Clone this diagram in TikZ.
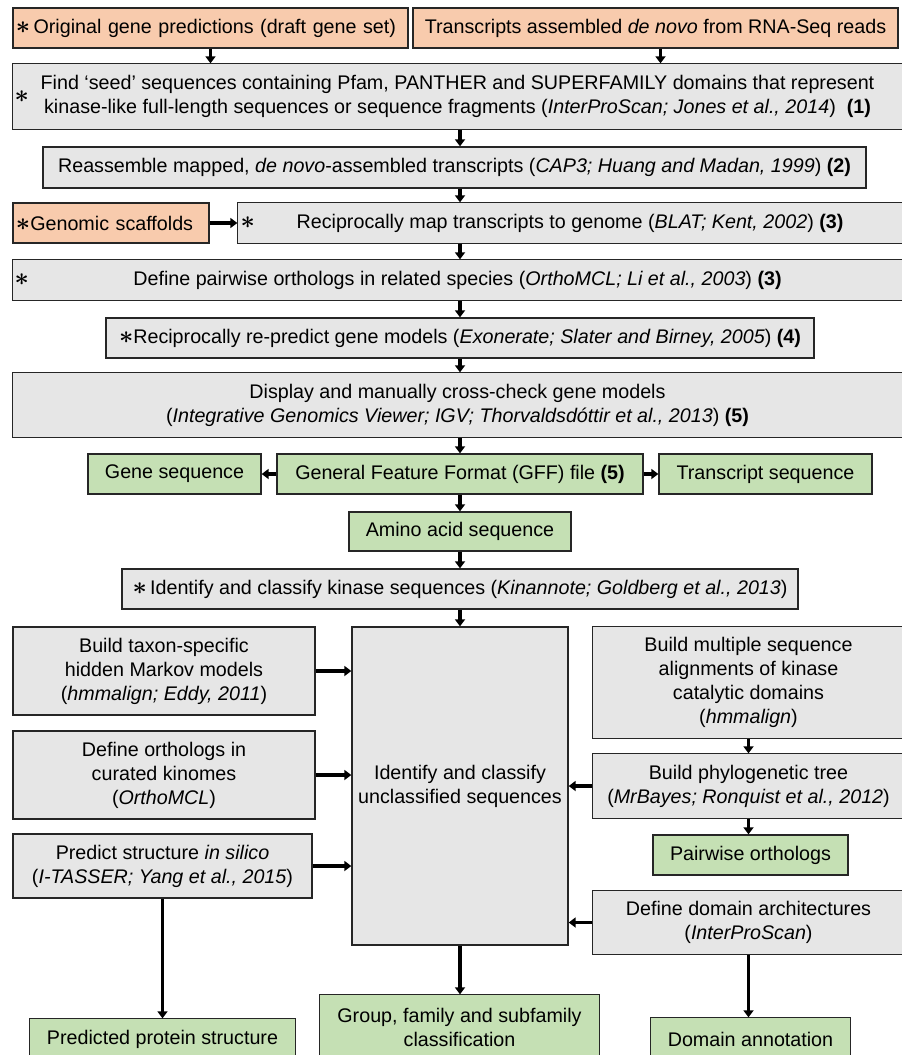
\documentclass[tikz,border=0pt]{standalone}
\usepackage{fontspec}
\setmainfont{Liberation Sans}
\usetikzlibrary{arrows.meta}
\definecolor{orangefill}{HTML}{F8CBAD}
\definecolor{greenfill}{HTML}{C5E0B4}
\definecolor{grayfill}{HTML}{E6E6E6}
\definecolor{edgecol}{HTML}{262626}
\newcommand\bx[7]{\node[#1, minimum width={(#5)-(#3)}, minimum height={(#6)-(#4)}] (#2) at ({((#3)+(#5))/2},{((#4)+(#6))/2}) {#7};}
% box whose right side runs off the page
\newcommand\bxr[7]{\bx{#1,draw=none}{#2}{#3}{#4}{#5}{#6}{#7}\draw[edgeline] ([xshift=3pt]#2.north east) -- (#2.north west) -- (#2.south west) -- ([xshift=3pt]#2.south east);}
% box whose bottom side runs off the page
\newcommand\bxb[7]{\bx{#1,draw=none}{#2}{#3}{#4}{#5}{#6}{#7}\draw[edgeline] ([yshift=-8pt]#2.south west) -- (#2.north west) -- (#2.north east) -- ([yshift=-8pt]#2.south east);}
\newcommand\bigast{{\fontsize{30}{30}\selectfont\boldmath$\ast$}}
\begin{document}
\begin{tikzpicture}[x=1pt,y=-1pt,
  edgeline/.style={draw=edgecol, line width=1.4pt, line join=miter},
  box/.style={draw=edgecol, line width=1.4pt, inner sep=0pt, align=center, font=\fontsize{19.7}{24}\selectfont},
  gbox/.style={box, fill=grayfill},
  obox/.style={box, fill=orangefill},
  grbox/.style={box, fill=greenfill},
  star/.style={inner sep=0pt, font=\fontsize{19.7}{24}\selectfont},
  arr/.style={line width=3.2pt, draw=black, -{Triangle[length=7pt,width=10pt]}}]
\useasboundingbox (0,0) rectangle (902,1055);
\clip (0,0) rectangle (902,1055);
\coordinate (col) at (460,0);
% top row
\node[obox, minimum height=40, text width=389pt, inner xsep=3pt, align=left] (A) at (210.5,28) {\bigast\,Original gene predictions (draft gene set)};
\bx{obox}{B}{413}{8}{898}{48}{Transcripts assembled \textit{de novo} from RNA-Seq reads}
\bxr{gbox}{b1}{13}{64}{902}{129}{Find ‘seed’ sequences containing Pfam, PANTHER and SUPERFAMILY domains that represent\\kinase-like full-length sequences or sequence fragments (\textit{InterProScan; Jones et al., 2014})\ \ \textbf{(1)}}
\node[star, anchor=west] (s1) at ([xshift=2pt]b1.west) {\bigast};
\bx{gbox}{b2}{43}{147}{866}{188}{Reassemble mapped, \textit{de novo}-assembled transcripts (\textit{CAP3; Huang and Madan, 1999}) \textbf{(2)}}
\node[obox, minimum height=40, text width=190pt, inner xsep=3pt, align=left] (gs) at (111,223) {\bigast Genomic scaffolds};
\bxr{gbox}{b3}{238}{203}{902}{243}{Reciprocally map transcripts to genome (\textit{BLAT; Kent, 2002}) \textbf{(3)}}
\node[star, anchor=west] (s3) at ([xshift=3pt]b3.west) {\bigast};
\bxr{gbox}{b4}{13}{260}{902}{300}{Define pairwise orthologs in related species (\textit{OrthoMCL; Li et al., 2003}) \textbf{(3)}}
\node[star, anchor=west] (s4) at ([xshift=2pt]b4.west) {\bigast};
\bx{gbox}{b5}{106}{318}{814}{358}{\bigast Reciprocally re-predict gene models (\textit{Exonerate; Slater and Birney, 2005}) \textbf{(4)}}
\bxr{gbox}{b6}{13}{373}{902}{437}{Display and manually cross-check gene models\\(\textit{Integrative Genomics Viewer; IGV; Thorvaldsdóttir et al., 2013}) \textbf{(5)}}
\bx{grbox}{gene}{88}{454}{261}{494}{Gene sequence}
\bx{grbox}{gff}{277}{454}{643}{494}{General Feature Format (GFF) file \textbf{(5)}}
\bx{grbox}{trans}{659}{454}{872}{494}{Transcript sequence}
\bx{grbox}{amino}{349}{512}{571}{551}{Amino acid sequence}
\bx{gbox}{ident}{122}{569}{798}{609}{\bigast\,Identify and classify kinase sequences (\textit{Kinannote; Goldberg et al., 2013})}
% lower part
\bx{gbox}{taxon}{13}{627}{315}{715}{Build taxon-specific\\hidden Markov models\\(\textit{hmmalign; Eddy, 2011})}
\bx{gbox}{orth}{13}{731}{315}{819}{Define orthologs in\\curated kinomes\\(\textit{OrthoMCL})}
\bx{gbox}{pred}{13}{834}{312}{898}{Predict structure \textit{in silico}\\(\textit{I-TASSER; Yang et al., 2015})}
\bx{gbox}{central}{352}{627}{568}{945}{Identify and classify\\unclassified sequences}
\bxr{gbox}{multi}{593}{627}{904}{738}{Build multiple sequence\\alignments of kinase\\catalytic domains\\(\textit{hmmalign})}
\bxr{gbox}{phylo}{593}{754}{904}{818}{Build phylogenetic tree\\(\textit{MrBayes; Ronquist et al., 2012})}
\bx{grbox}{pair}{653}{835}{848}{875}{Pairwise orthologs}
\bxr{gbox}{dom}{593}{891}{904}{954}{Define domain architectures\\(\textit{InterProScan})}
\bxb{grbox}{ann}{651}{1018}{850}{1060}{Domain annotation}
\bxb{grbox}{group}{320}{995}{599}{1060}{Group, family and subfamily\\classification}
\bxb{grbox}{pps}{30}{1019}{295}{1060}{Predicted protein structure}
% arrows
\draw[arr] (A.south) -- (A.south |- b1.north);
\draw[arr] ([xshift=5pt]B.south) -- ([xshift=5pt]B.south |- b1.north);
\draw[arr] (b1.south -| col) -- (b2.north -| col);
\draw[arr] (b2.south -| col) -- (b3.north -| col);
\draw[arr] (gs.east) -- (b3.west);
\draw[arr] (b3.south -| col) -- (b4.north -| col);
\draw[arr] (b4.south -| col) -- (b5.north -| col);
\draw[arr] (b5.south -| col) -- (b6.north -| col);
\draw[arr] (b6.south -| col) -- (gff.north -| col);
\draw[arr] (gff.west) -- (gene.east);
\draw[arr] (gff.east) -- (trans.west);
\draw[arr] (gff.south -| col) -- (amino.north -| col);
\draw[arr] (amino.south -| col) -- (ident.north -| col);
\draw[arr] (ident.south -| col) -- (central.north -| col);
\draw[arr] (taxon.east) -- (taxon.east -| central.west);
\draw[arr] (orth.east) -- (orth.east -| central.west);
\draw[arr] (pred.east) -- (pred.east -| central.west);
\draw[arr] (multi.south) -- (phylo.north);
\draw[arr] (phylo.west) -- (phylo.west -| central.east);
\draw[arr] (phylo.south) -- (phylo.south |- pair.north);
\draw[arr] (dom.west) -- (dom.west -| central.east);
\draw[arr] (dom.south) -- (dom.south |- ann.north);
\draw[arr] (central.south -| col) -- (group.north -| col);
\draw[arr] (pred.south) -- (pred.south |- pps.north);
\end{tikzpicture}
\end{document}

■ ■ ■

Problem to solve → Transcribe the full listing above exactly as it stands, minus the pictures.

Reply →
Clone this diagram in TikZ.
\documentclass[tikz,border=0pt]{standalone}
\usepackage{fontspec}
\setmainfont{Liberation Sans}
\usetikzlibrary{arrows.meta}
\definecolor{orangefill}{HTML}{F8CBAD}
\definecolor{greenfill}{HTML}{C5E0B4}
\definecolor{grayfill}{HTML}{E6E6E6}
\definecolor{edgecol}{HTML}{262626}
\newcommand\bx[7]{\node[#1, minimum width={(#5)-(#3)}, minimum height={(#6)-(#4)}] (#2) at ({((#3)+(#5))/2},{((#4)+(#6))/2}) {#7};}
% box whose right side runs off the page
\newcommand\bxr[7]{\bx{#1,draw=none}{#2}{#3}{#4}{#5}{#6}{#7}\draw[edgeline] ([xshift=3pt]#2.north east) -- (#2.north west) -- (#2.south west) -- ([xshift=3pt]#2.south east);}
% box whose bottom side runs off the page
\newcommand\bxb[7]{\bx{#1,draw=none}{#2}{#3}{#4}{#5}{#6}{#7}\draw[edgeline] ([yshift=-8pt]#2.south west) -- (#2.north west) -- (#2.north east) -- ([yshift=-8pt]#2.south east);}
\newcommand\bigast{{\fontsize{30}{30}\selectfont\boldmath$\ast$}}
\begin{document}
\begin{tikzpicture}[x=1pt,y=-1pt,
  edgeline/.style={draw=edgecol, line width=1.4pt, line join=miter},
  box/.style={draw=edgecol, line width=1.4pt, inner sep=0pt, align=center, font=\fontsize{19.7}{24}\selectfont},
  gbox/.style={box, fill=grayfill},
  obox/.style={box, fill=orangefill},
  grbox/.style={box, fill=greenfill},
  star/.style={inner sep=0pt, font=\fontsize{19.7}{24}\selectfont},
  arr/.style={line width=3.2pt, draw=black, -{Triangle[length=7pt,width=10pt]}}]
\useasboundingbox (0,0) rectangle (902,1055);
\clip (0,0) rectangle (902,1055);
\coordinate (col) at (460,0);
% top row
\node[obox, minimum height=40, text width=389pt, inner xsep=3pt, align=left] (A) at (210.5,28) {\bigast\,Original gene predictions (draft gene set)};
\bx{obox}{B}{413}{8}{898}{48}{Transcripts assembled \textit{de novo} from RNA-Seq reads}
\bxr{gbox}{b1}{13}{64}{902}{129}{Find ‘seed’ sequences containing Pfam, PANTHER and SUPERFAMILY domains that represent\\kinase-like full-length sequences or sequence fragments (\textit{InterProScan; Jones et al., 2014})\ \ \textbf{(1)}}
\node[star, anchor=west] (s1) at ([xshift=2pt]b1.west) {\bigast};
\bx{gbox}{b2}{43}{147}{866}{188}{Reassemble mapped, \textit{de novo}-assembled transcripts (\textit{CAP3; Huang and Madan, 1999}) \textbf{(2)}}
\node[obox, minimum height=40, text width=190pt, inner xsep=3pt, align=left] (gs) at (111,223) {\bigast Genomic scaffolds};
\bxr{gbox}{b3}{238}{203}{902}{243}{Reciprocally map transcripts to genome (\textit{BLAT; Kent, 2002}) \textbf{(3)}}
\node[star, anchor=west] (s3) at ([xshift=3pt]b3.west) {\bigast};
\bxr{gbox}{b4}{13}{260}{902}{300}{Define pairwise orthologs in related species (\textit{OrthoMCL; Li et al., 2003}) \textbf{(3)}}
\node[star, anchor=west] (s4) at ([xshift=2pt]b4.west) {\bigast};
\bx{gbox}{b5}{106}{318}{814}{358}{\bigast Reciprocally re-predict gene models (\textit{Exonerate; Slater and Birney, 2005}) \textbf{(4)}}
\bxr{gbox}{b6}{13}{373}{902}{437}{Display and manually cross-check gene models\\(\textit{Integrative Genomics Viewer; IGV; Thorvaldsdóttir et al., 2013}) \textbf{(5)}}
\bx{grbox}{gene}{88}{454}{261}{494}{Gene sequence}
\bx{grbox}{gff}{277}{454}{643}{494}{General Feature Format (GFF) file \textbf{(5)}}
\bx{grbox}{trans}{659}{454}{872}{494}{Transcript sequence}
\bx{grbox}{amino}{349}{512}{571}{551}{Amino acid sequence}
\bx{gbox}{ident}{122}{569}{798}{609}{\bigast\,Identify and classify kinase sequences (\textit{Kinannote; Goldberg et al., 2013})}
% lower part
\bx{gbox}{taxon}{13}{627}{315}{715}{Build taxon-specific\\hidden Markov models\\(\textit{hmmalign; Eddy, 2011})}
\bx{gbox}{orth}{13}{731}{315}{819}{Define orthologs in\\curated kinomes\\(\textit{OrthoMCL})}
\bx{gbox}{pred}{13}{834}{312}{898}{Predict structure \textit{in silico}\\(\textit{I-TASSER; Yang et al., 2015})}
\bx{gbox}{central}{352}{627}{568}{945}{Identify and classify\\unclassified sequences}
\bxr{gbox}{multi}{593}{627}{904}{738}{Build multiple sequence\\alignments of kinase\\catalytic domains\\(\textit{hmmalign})}
\bxr{gbox}{phylo}{593}{754}{904}{818}{Build phylogenetic tree\\(\textit{MrBayes; Ronquist et al., 2012})}
\bx{grbox}{pair}{653}{835}{848}{875}{Pairwise orthologs}
\bxr{gbox}{dom}{593}{891}{904}{954}{Define domain architectures\\(\textit{InterProScan})}
\bxb{grbox}{ann}{651}{1018}{850}{1060}{Domain annotation}
\bxb{grbox}{group}{320}{995}{599}{1060}{Group, family and subfamily\\classification}
\bxb{grbox}{pps}{30}{1019}{295}{1060}{Predicted protein structure}
% arrows
\draw[arr] (A.south) -- (A.south |- b1.north);
\draw[arr] ([xshift=5pt]B.south) -- ([xshift=5pt]B.south |- b1.north);
\draw[arr] (b1.south -| col) -- (b2.north -| col);
\draw[arr] (b2.south -| col) -- (b3.north -| col);
\draw[arr] (gs.east) -- (b3.west);
\draw[arr] (b3.south -| col) -- (b4.north -| col);
\draw[arr] (b4.south -| col) -- (b5.north -| col);
\draw[arr] (b5.south -| col) -- (b6.north -| col);
\draw[arr] (b6.south -| col) -- (gff.north -| col);
\draw[arr] (gff.west) -- (gene.east);
\draw[arr] (gff.east) -- (trans.west);
\draw[arr] (gff.south -| col) -- (amino.north -| col);
\draw[arr] (amino.south -| col) -- (ident.north -| col);
\draw[arr] (ident.south -| col) -- (central.north -| col);
\draw[arr] (taxon.east) -- (taxon.east -| central.west);
\draw[arr] (orth.east) -- (orth.east -| central.west);
\draw[arr] (pred.east) -- (pred.east -| central.west);
\draw[arr] (multi.south) -- (phylo.north);
\draw[arr] (phylo.west) -- (phylo.west -| central.east);
\draw[arr] (phylo.south) -- (phylo.south |- pair.north);
\draw[arr] (dom.west) -- (dom.west -| central.east);
\draw[arr] (dom.south) -- (dom.south |- ann.north);
\draw[arr] (central.south -| col) -- (group.north -| col);
\draw[arr] (pred.south) -- (pred.south |- pps.north);
\end{tikzpicture}
\end{document}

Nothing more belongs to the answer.